> _OBJECTIVE_
Your task is to copy the listing exactly, with the pictures left out.

> _RAW RECORDS_
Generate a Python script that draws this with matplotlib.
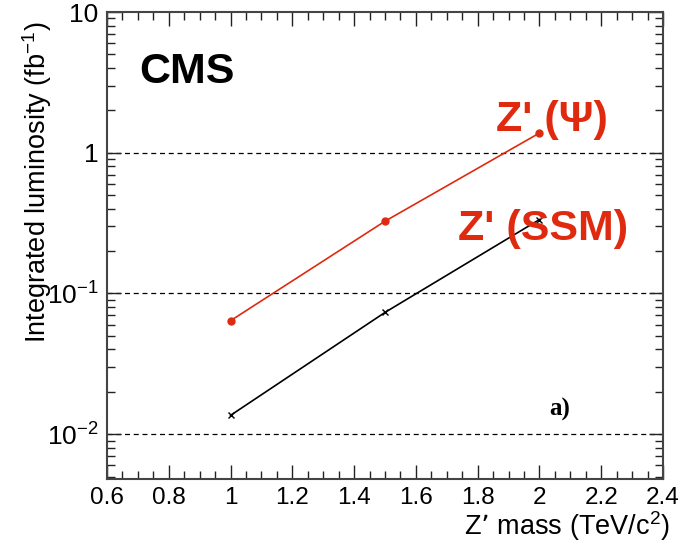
import matplotlib
matplotlib.use("Agg")
import matplotlib.pyplot as plt
from matplotlib.ticker import MultipleLocator, LogLocator, NullFormatter

plt.rcParams['font.family'] = ['Liberation Sans', 'DejaVu Sans']
plt.rcParams['mathtext.default'] = 'regular'

# Z' mass points (TeV/c^2) and the integrated luminosity needed (fb^-1)
mass = [1.0, 1.5, 2.0]
lumi_psi = [0.064, 0.326, 1.38]
lumi_ssm = [0.0136, 0.0733, 0.335]

ytick_vals = [0.01, 0.1, 1, 10]
ytick_labels = ['10$^{-2}$', '10$^{-1}$', '1', '10']
xtick_vals = [0.6, 0.8, 1.0, 1.2, 1.4, 1.6, 1.8, 2.0, 2.2, 2.4]
xtick_labels = ['0.6', '0.8', '1', '1.2', '1.4', '1.6', '1.8', '2', '2.2', '2.4']

red = '#e02a10'

fig = plt.figure(figsize=(6.89, 5.47), dpi=100)
ax = fig.add_axes([107/689, 1 - 479/547, (663 - 107)/689, (479 - 12)/547])

ax.set_yscale('log')
ax.set_xlim(0.6, 2.4)
ax.set_ylim(0.0048, 10)

# dashed lines at each decade
for v in ytick_vals[:-1]:
    ax.axhline(v, color='black', lw=0.9, ls=(0, (4, 3)), zorder=1)

ax.plot(mass, lumi_psi, color=red, lw=1.2, marker='o', ms=5, mfc=red, mec=red, zorder=3)
ax.plot(mass, lumi_ssm, color='black', lw=1.2, marker='x', ms=5, mew=1.0, zorder=3)

ax.set_xticks(xtick_vals, xtick_labels)
ax.set_yticks(ytick_vals, ytick_labels)
ax.xaxis.set_minor_locator(MultipleLocator(0.05))
ax.yaxis.set_minor_locator(LogLocator(base=10, subs=range(2, 10)))
ax.yaxis.set_minor_formatter(NullFormatter())

ax.tick_params(which='both', direction='in', top=True, right=True,
               color='#222222', width=1.0)
ax.tick_params(which='major', length=10, pad=6)
ax.tick_params(axis='x', which='major', labelsize=17.5)
ax.tick_params(axis='y', which='major', labelsize=19)
ax.tick_params(which='minor', length=6)
for s in ax.spines.values():
    s.set_linewidth(1.5)
    s.set_color('#444444')

ax.set_ylabel('Integrated luminosity (fb$^{-1}$)', fontsize=19.5)
ax.yaxis.set_label_coords(-0.095, 0.636)
ax.set_xlabel('Z\u2019 mass (TeV/c$^{2}$)', fontsize=19.5, loc='right')
ax.xaxis.set_label_coords(1.013, -0.064)

ax.text(0.144, 0.872, 'CMS', transform=ax.transAxes, fontsize=31,
        fontweight='bold', ha='center', va='center')
ax.text(0.800, 0.769, "Z' (\u03a8)", transform=ax.transAxes, fontsize=31,
        fontweight='bold', color=red, ha='center', va='center')
ax.text(0.784, 0.535, "Z' (SSM)", transform=ax.transAxes, fontsize=31,
        fontweight='bold', color=red, ha='center', va='center')
ax.text(0.815, 0.148, 'a)', transform=ax.transAxes, fontsize=18,
        fontweight='bold', family='Liberation Serif', ha='center', va='center')

fig.savefig('out.png', dpi=100)
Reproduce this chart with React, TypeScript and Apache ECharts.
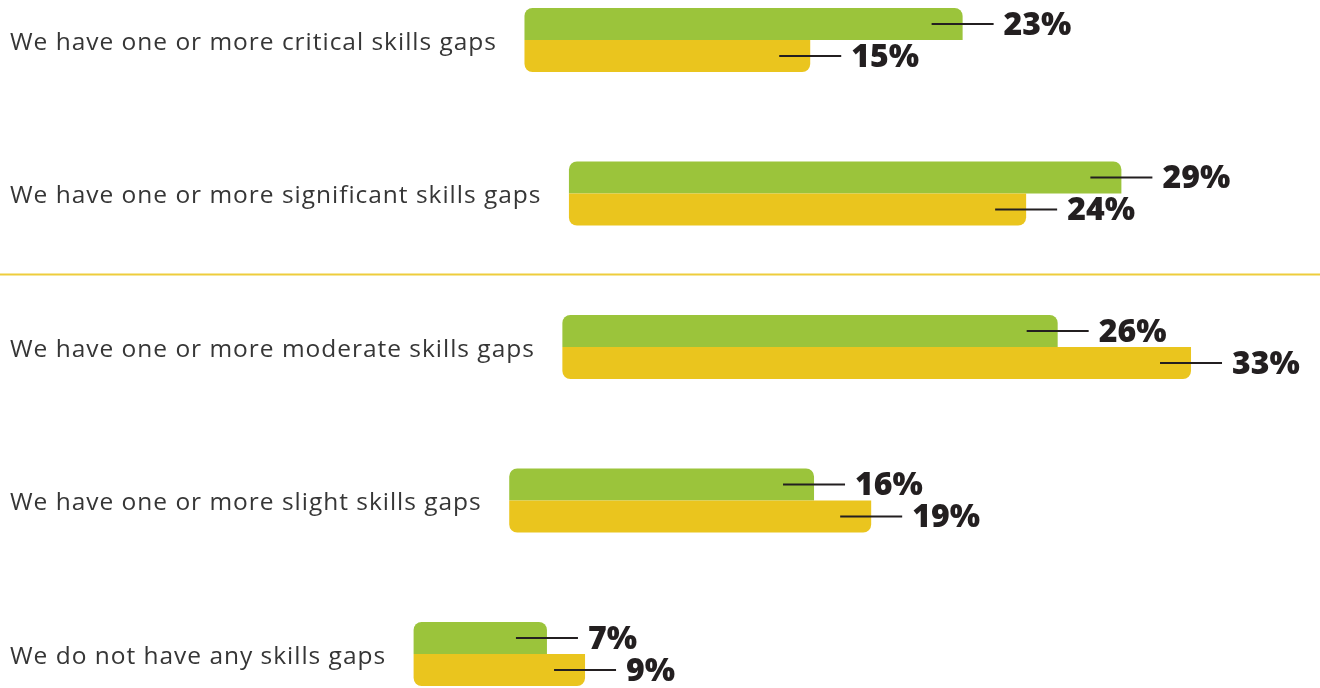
import React, { useEffect, useRef } from "react";
import * as echarts from "echarts";

const categories = [
  "We have one or more critical skills gaps",
  "We have one or more significant skills gaps",
  "We have one or more moderate skills gaps",
  "We have one or more slight skills gaps",
  "We do not have any skills gaps",
];
const greenValues = [23, 29, 26, 16, 7];
const yellowValues = [15, 24, 33, 19, 9];

const GREEN = "#9bc43b";
const YELLOW = "#eac51e";
const LABEL_FONT_SIZE = 24.5;
const LABEL_SPACING = 0.98;
const LABEL_FONT = "'Open Sans', sans-serif";
const VALUE_FONT = "800 32px 'Open Sans', sans-serif";
const PX_PER_PCT = 19.05;
const GRID_LEFT = 10;
const GRID_WIDTH = 1300;
const TEXT_GAP = 27.5;
const BAND = 153.5;
const FIRST_CENTER = 40;

function measure(text: string): number {
  const c = document.createElement("canvas");
  const ctx = c.getContext("2d");
  if (!ctx) return text.length * 12;
  ctx.font = `${LABEL_FONT_SIZE}px 'Open Sans'`;
  return ctx.measureText(text).width + text.length * LABEL_SPACING;
}

export default function App() {
  const ref = useRef<HTMLDivElement>(null);
  useEffect(() => {
    if (!ref.current) return;
    const chart = echarts.init(ref.current, null, { renderer: "svg" });
    const offsets = categories.map((c) => (measure(c) + TEXT_GAP) / PX_PER_PCT);
    const labelData: number[][] = [];
    categories.forEach((_, i) => {
      labelData.push([offsets[i] + greenValues[i], i, 0, greenValues[i]]);
      labelData.push([offsets[i] + yellowValues[i], i, 1, yellowValues[i]]);
    });
    chart.setOption({
      animation: false,
      grid: {
        left: GRID_LEFT,
        width: GRID_WIDTH,
        top: FIRST_CENTER - BAND / 2,
        height: BAND * categories.length,
        outerBoundsMode: "none",
        containLabel: false,
      },
      xAxis: {
        type: "value",
        min: 0,
        max: GRID_WIDTH / PX_PER_PCT,
        show: false,
      },
      yAxis: {
        type: "category",
        data: categories,
        inverse: true,
        axisLine: { show: false },
        axisTick: { show: false },
        splitLine: { show: false },
        axisLabel: {
          align: "left",
          margin: 0,
          fontSize: LABEL_FONT_SIZE,
          fontFamily: LABEL_FONT,
          color: "#363636",
        },
      },
      graphic: [
        {
          type: "line",
          shape: { x1: 0, y1: 274.5, x2: 1320, y2: 274.5 },
          style: { stroke: "#eecd3c", lineWidth: 2 },
          silent: true,
        },
      ],
      series: [
        {
          type: "bar",
          stack: "g",
          data: offsets,
          barWidth: 32,
          barGap: "0%",
          itemStyle: { color: "transparent" },
          silent: true,
        },
        {
          name: "Green",
          type: "bar",
          stack: "g",
          data: greenValues,
          barWidth: 32,
          barGap: "0%",
          itemStyle: { color: GREEN, borderRadius: [8, 8, 0, 0] },
        },
        {
          type: "bar",
          stack: "y",
          data: offsets,
          barWidth: 32,
          barGap: "0%",
          itemStyle: { color: "transparent" },
          silent: true,
        },
        {
          name: "Yellow",
          type: "bar",
          stack: "y",
          data: yellowValues,
          barWidth: 32,
          barGap: "0%",
          itemStyle: { color: YELLOW, borderRadius: [0, 0, 8, 8] },
        },
        {
          type: "custom",
          data: labelData,
          encode: { x: 0, y: 1 },
          silent: true,
          z: 10,
          renderItem: (params: any, api: any) => {
            const x = api.value(0);
            const cat = api.value(1);
            const which = api.value(2);
            const v = api.value(3);
            const pt = api.coord([x, cat]);
            const y = pt[1] + (which === 0 ? -16 : 16);
            return {
              type: "group",
              children: [
                {
                  type: "line",
                  shape: { x1: pt[0] - 31, y1: y, x2: pt[0] + 31, y2: y },
                  style: { stroke: "#231f20", lineWidth: 2 },
                },
                {
                  type: "text",
                  x: pt[0] + 41,
                  y: y - 2,
                  style: {
                    text: v + "%",
                    fill: "#231f20",
                    font: VALUE_FONT,
                    textAlign: "left",
                    textVerticalAlign: "middle",
                  },
                },
              ],
            };
          },
        },
      ],
    });
    return () => chart.dispose();
  }, []);
  return (
    <>
      <style>{`text[style*="24.5px"] { letter-spacing: ${LABEL_SPACING}px; }`}</style>
      <div
        ref={ref}
        style={{ position: "fixed", left: 0, top: 0, width: 1320, height: 688 }}
      />
    </>
  );
}
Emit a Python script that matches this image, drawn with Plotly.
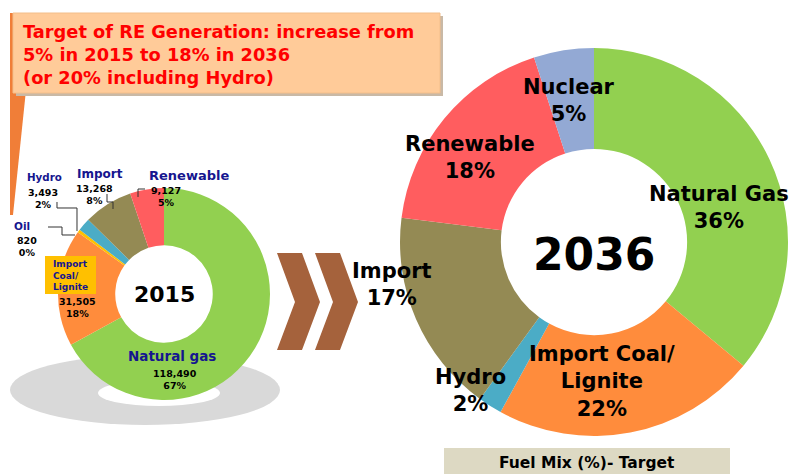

> _CORRECT ANSWER_
Generate a Python script that draws this with matplotlib.
import matplotlib
matplotlib.use("Agg")
import matplotlib.pyplot as plt
from matplotlib.ticker import MultipleLocator, LogLocator, NullFormatter

plt.rcParams['font.family'] = ['Liberation Sans', 'DejaVu Sans']
plt.rcParams['mathtext.default'] = 'regular'

# Z' mass points (TeV/c^2) and the integrated luminosity needed (fb^-1)
mass = [1.0, 1.5, 2.0]
lumi_psi = [0.064, 0.326, 1.38]
lumi_ssm = [0.0136, 0.0733, 0.335]

ytick_vals = [0.01, 0.1, 1, 10]
ytick_labels = ['10$^{-2}$', '10$^{-1}$', '1', '10']
xtick_vals = [0.6, 0.8, 1.0, 1.2, 1.4, 1.6, 1.8, 2.0, 2.2, 2.4]
xtick_labels = ['0.6', '0.8', '1', '1.2', '1.4', '1.6', '1.8', '2', '2.2', '2.4']

red = '#e02a10'

fig = plt.figure(figsize=(6.89, 5.47), dpi=100)
ax = fig.add_axes([107/689, 1 - 479/547, (663 - 107)/689, (479 - 12)/547])

ax.set_yscale('log')
ax.set_xlim(0.6, 2.4)
ax.set_ylim(0.0048, 10)

# dashed lines at each decade
for v in ytick_vals[:-1]:
    ax.axhline(v, color='black', lw=0.9, ls=(0, (4, 3)), zorder=1)

ax.plot(mass, lumi_psi, color=red, lw=1.2, marker='o', ms=5, mfc=red, mec=red, zorder=3)
ax.plot(mass, lumi_ssm, color='black', lw=1.2, marker='x', ms=5, mew=1.0, zorder=3)

ax.set_xticks(xtick_vals, xtick_labels)
ax.set_yticks(ytick_vals, ytick_labels)
ax.xaxis.set_minor_locator(MultipleLocator(0.05))
ax.yaxis.set_minor_locator(LogLocator(base=10, subs=range(2, 10)))
ax.yaxis.set_minor_formatter(NullFormatter())

ax.tick_params(which='both', direction='in', top=True, right=True,
               color='#222222', width=1.0)
ax.tick_params(which='major', length=10, pad=6)
ax.tick_params(axis='x', which='major', labelsize=17.5)
ax.tick_params(axis='y', which='major', labelsize=19)
ax.tick_params(which='minor', length=6)
for s in ax.spines.values():
    s.set_linewidth(1.5)
    s.set_color('#444444')

ax.set_ylabel('Integrated luminosity (fb$^{-1}$)', fontsize=19.5)
ax.yaxis.set_label_coords(-0.095, 0.636)
ax.set_xlabel('Z\u2019 mass (TeV/c$^{2}$)', fontsize=19.5, loc='right')
ax.xaxis.set_label_coords(1.013, -0.064)

ax.text(0.144, 0.872, 'CMS', transform=ax.transAxes, fontsize=31,
        fontweight='bold', ha='center', va='center')
ax.text(0.800, 0.769, "Z' (\u03a8)", transform=ax.transAxes, fontsize=31,
        fontweight='bold', color=red, ha='center', va='center')
ax.text(0.784, 0.535, "Z' (SSM)", transform=ax.transAxes, fontsize=31,
        fontweight='bold', color=red, ha='center', va='center')
ax.text(0.815, 0.148, 'a)', transform=ax.transAxes, fontsize=18,
        fontweight='bold', family='Liberation Serif', ha='center', va='center')

fig.savefig('out.png', dpi=100)
Reproduce this chart with React, TypeScript and Apache ECharts.
import React, { useEffect, useRef } from "react";
import * as echarts from "echarts";

const categories = [
  "We have one or more critical skills gaps",
  "We have one or more significant skills gaps",
  "We have one or more moderate skills gaps",
  "We have one or more slight skills gaps",
  "We do not have any skills gaps",
];
const greenValues = [23, 29, 26, 16, 7];
const yellowValues = [15, 24, 33, 19, 9];

const GREEN = "#9bc43b";
const YELLOW = "#eac51e";
const LABEL_FONT_SIZE = 24.5;
const LABEL_SPACING = 0.98;
const LABEL_FONT = "'Open Sans', sans-serif";
const VALUE_FONT = "800 32px 'Open Sans', sans-serif";
const PX_PER_PCT = 19.05;
const GRID_LEFT = 10;
const GRID_WIDTH = 1300;
const TEXT_GAP = 27.5;
const BAND = 153.5;
const FIRST_CENTER = 40;

function measure(text: string): number {
  const c = document.createElement("canvas");
  const ctx = c.getContext("2d");
  if (!ctx) return text.length * 12;
  ctx.font = `${LABEL_FONT_SIZE}px 'Open Sans'`;
  return ctx.measureText(text).width + text.length * LABEL_SPACING;
}

export default function App() {
  const ref = useRef<HTMLDivElement>(null);
  useEffect(() => {
    if (!ref.current) return;
    const chart = echarts.init(ref.current, null, { renderer: "svg" });
    const offsets = categories.map((c) => (measure(c) + TEXT_GAP) / PX_PER_PCT);
    const labelData: number[][] = [];
    categories.forEach((_, i) => {
      labelData.push([offsets[i] + greenValues[i], i, 0, greenValues[i]]);
      labelData.push([offsets[i] + yellowValues[i], i, 1, yellowValues[i]]);
    });
    chart.setOption({
      animation: false,
      grid: {
        left: GRID_LEFT,
        width: GRID_WIDTH,
        top: FIRST_CENTER - BAND / 2,
        height: BAND * categories.length,
        outerBoundsMode: "none",
        containLabel: false,
      },
      xAxis: {
        type: "value",
        min: 0,
        max: GRID_WIDTH / PX_PER_PCT,
        show: false,
      },
      yAxis: {
        type: "category",
        data: categories,
        inverse: true,
        axisLine: { show: false },
        axisTick: { show: false },
        splitLine: { show: false },
        axisLabel: {
          align: "left",
          margin: 0,
          fontSize: LABEL_FONT_SIZE,
          fontFamily: LABEL_FONT,
          color: "#363636",
        },
      },
      graphic: [
        {
          type: "line",
          shape: { x1: 0, y1: 274.5, x2: 1320, y2: 274.5 },
          style: { stroke: "#eecd3c", lineWidth: 2 },
          silent: true,
        },
      ],
      series: [
        {
          type: "bar",
          stack: "g",
          data: offsets,
          barWidth: 32,
          barGap: "0%",
          itemStyle: { color: "transparent" },
          silent: true,
        },
        {
          name: "Green",
          type: "bar",
          stack: "g",
          data: greenValues,
          barWidth: 32,
          barGap: "0%",
          itemStyle: { color: GREEN, borderRadius: [8, 8, 0, 0] },
        },
        {
          type: "bar",
          stack: "y",
          data: offsets,
          barWidth: 32,
          barGap: "0%",
          itemStyle: { color: "transparent" },
          silent: true,
        },
        {
          name: "Yellow",
          type: "bar",
          stack: "y",
          data: yellowValues,
          barWidth: 32,
          barGap: "0%",
          itemStyle: { color: YELLOW, borderRadius: [0, 0, 8, 8] },
        },
        {
          type: "custom",
          data: labelData,
          encode: { x: 0, y: 1 },
          silent: true,
          z: 10,
          renderItem: (params: any, api: any) => {
            const x = api.value(0);
            const cat = api.value(1);
            const which = api.value(2);
            const v = api.value(3);
            const pt = api.coord([x, cat]);
            const y = pt[1] + (which === 0 ? -16 : 16);
            return {
              type: "group",
              children: [
                {
                  type: "line",
                  shape: { x1: pt[0] - 31, y1: y, x2: pt[0] + 31, y2: y },
                  style: { stroke: "#231f20", lineWidth: 2 },
                },
                {
                  type: "text",
                  x: pt[0] + 41,
                  y: y - 2,
                  style: {
                    text: v + "%",
                    fill: "#231f20",
                    font: VALUE_FONT,
                    textAlign: "left",
                    textVerticalAlign: "middle",
                  },
                },
              ],
            };
          },
        },
      ],
    });
    return () => chart.dispose();
  }, []);
  return (
    <>
      <style>{`text[style*="24.5px"] { letter-spacing: ${LABEL_SPACING}px; }`}</style>
      <div
        ref={ref}
        style={{ position: "fixed", left: 0, top: 0, width: 1320, height: 688 }}
      />
    </>
  );
}
Emit a Python script that matches this image, drawn with Plotly.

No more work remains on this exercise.